WHAT YOU ARE ASKED TO DO –
Skip the pictures. Set down, word for word, the lines from the start of the material up to and including the line with "const fy2324 = [2848630, 453065, 172000, 0, 676080];".

GIVEN INFORMATION –
====

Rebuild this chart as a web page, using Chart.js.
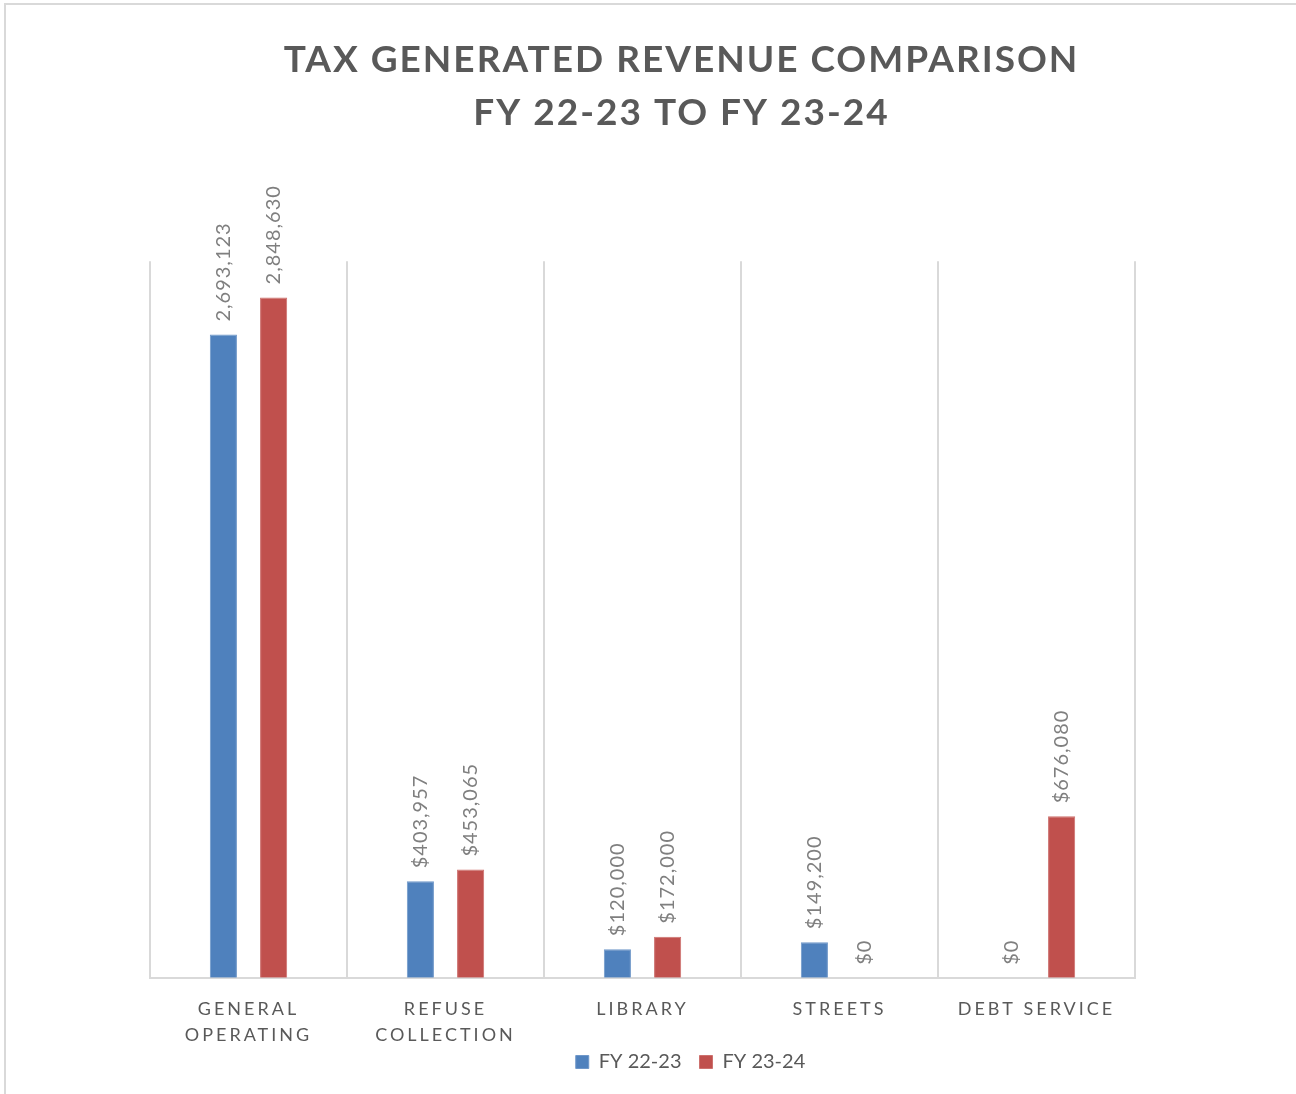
<!DOCTYPE html>
<html>
<head>
<meta charset="utf-8">
<title>Tax Generated Revenue Comparison</title>
<script src="https://cdn.jsdelivr.net/npm/chart.js@4.4.1/dist/chart.umd.min.js"></script>
<style>
  html, body { margin: 0; padding: 0; background: #ffffff; }
  #wrap { position: relative; width: 1296px; height: 1094px; }
  #frame {
    position: absolute; left: 4px; top: 3px; right: 0; bottom: 0;
    border-top: 2px solid #d9d9d9; border-left: 2px solid #d9d9d9;
    pointer-events: none;
  }
  canvas { display: block; }
</style>
</head>
<body>
<div id="wrap">
  <canvas id="chart" width="1296" height="1094"></canvas>
  <div id="frame"></div>
</div>
<script>
// Revenue categories (multi-line labels for the longer names)
const categories = [
  ['GENERAL', 'OPERATING'],
  ['REFUSE', 'COLLECTION'],
  'LIBRARY',
  'STREETS',
  'DEBT SERVICE'
];

// Tax generated revenue per fiscal year
const fy2223 = [2693123, 403957, 120000, 149200, 0];
const fy2324 = [2848630, 453065, 172000, 0, 676080];

// Value label prefix per category (the first group is shown without a dollar sign)
const labelPrefix = ['', '$', '$', '$', '$'];

const seriesNames = ['FY 22-23', 'FY 23-24'];
const titleLines = ['TAX GENERATED REVENUE COMPARISON', 'FY 22-23 TO FY 23-24'];
const yMax = 3000000;

const TEXT_GREY = '#595959';
const LABEL_GREY = '#7f7f7f';
const GRID_GREY = '#d9d9d9';
const FONT = "Lato, 'Open Sans', 'DejaVu Sans', sans-serif";

// Category axis that draws its labels with extra letter spacing, unclipped
class SpacedCategoryScale extends Chart.CategoryScale {
  _computeLabelArea() {
    return undefined;
  }
  drawLabels(area) {
    const ctx = this.ctx;
    ctx.save();
    ctx.letterSpacing = '3px';
    super.drawLabels(area);
    ctx.restore();
  }
}
SpacedCategoryScale.id = 'spacedCategory';
SpacedCategoryScale.defaults = Chart.CategoryScale.defaults;
Chart.register(SpacedCategoryScale);

// Wraps a layout box's draw with a horizontal shift and letter spacing
function adjustBoxDraw(box, shiftX, spacing) {
  if (!box || box._adjusted) return;
  const draw = box.draw.bind(box);
  box.draw = function (area) {
    const ctx = this.ctx;
    ctx.save();
    ctx.translate(shiftX, 0);
    ctx.letterSpacing = spacing;
    draw(area);
    ctx.restore();
  };
  box._adjusted = true;
}

// Title and legend sit a little right of the plot centre
const headerFooterPlacement = {
  id: 'headerFooterPlacement',
  beforeDraw(chart) {
    adjustBoxDraw(chart.titleBlock, 39, '2px');
    adjustBoxDraw(chart.legend, 48, '0px');
  }
};

// Rotated value labels above every bar
const barValueLabels = {
  id: 'barValueLabels',
  afterDatasetsDraw(chart) {
    const ctx = chart.ctx;
    ctx.save();
    ctx.font = '20px ' + FONT;
    ctx.fillStyle = LABEL_GREY;
    ctx.textAlign = 'left';
    ctx.textBaseline = 'middle';
    ctx.letterSpacing = '1px';
    chart.data.datasets.forEach((ds, di) => {
      chart.getDatasetMeta(di).data.forEach((bar, i) => {
        const text = labelPrefix[i] + ds.data[i].toLocaleString('en-US');
        ctx.save();
        ctx.translate(bar.x, bar.y - 13);
        ctx.rotate(-Math.PI / 2);
        ctx.fillText(text, 0, 0);
        ctx.restore();
      });
    });
    ctx.restore();
  }
};

Chart.defaults.font.family = FONT;
Chart.defaults.color = TEXT_GREY;

new Chart(document.getElementById('chart'), {
  type: 'bar',
  data: {
    labels: categories,
    datasets: [
      {
        label: seriesNames[0],
        data: fy2223,
        backgroundColor: '#4f81bd',
        borderColor: '#6f97c9',
        borderWidth: 1,
        categoryPercentage: 0.51,
        barPercentage: 0.54
      },
      {
        label: seriesNames[1],
        data: fy2324,
        backgroundColor: '#c0504d',
        borderColor: '#cd716e',
        borderWidth: 1,
        categoryPercentage: 0.51,
        barPercentage: 0.54
      }
    ]
  },
  options: {
    responsive: false,
    animation: false,
    devicePixelRatio: 1,
    layout: { padding: { left: 150, right: 161, top: 0, bottom: 12 } },
    scales: {
      x: {
        type: 'spacedCategory',
        grid: {
          display: true,
          offset: true,
          color: GRID_GREY,
          lineWidth: 2,
          drawTicks: false
        },
        border: { display: true, color: GRID_GREY, width: 2 },
        ticks: {
          color: TEXT_GREY,
          font: { size: 18, lineHeight: 1.45 },
          padding: 18,
          maxRotation: 0,
          autoSkip: false
        },
        // second label lines may extend into the space reserved above the legend
        afterFit(scale) { scale.height -= 32; }
      },
      y: {
        display: false,
        min: 0,
        max: yMax
      }
    },
    plugins: {
      title: {
        display: true,
        text: titleLines,
        color: TEXT_GREY,
        font: { size: 37, weight: 'bold', lineHeight: 1.45 },
        padding: { top: 33, bottom: 121 }
      },
      legend: {
        display: true,
        position: 'bottom',
        labels: {
          color: TEXT_GREY,
          font: { size: 20 },
          boxWidth: 13,
          boxHeight: 13,
          padding: 18
        }
      },
      tooltip: { enabled: false }
    }
  },
  plugins: [headerFooterPlacement, barValueLabels]
});
</script>
</body>
</html>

====

RESPONSE –
Rebuild this chart as a web page, using Chart.js.
<!DOCTYPE html>
<html>
<head>
<meta charset="utf-8">
<title>Tax Generated Revenue Comparison</title>
<script src="https://cdn.jsdelivr.net/npm/chart.js@4.4.1/dist/chart.umd.min.js"></script>
<style>
  html, body { margin: 0; padding: 0; background: #ffffff; }
  #wrap { position: relative; width: 1296px; height: 1094px; }
  #frame {
    position: absolute; left: 4px; top: 3px; right: 0; bottom: 0;
    border-top: 2px solid #d9d9d9; border-left: 2px solid #d9d9d9;
    pointer-events: none;
  }
  canvas { display: block; }
</style>
</head>
<body>
<div id="wrap">
  <canvas id="chart" width="1296" height="1094"></canvas>
  <div id="frame"></div>
</div>
<script>
// Revenue categories (multi-line labels for the longer names)
const categories = [
  ['GENERAL', 'OPERATING'],
  ['REFUSE', 'COLLECTION'],
  'LIBRARY',
  'STREETS',
  'DEBT SERVICE'
];

// Tax generated revenue per fiscal year
const fy2223 = [2693123, 403957, 120000, 149200, 0];
const fy2324 = [2848630, 453065, 172000, 0, 676080];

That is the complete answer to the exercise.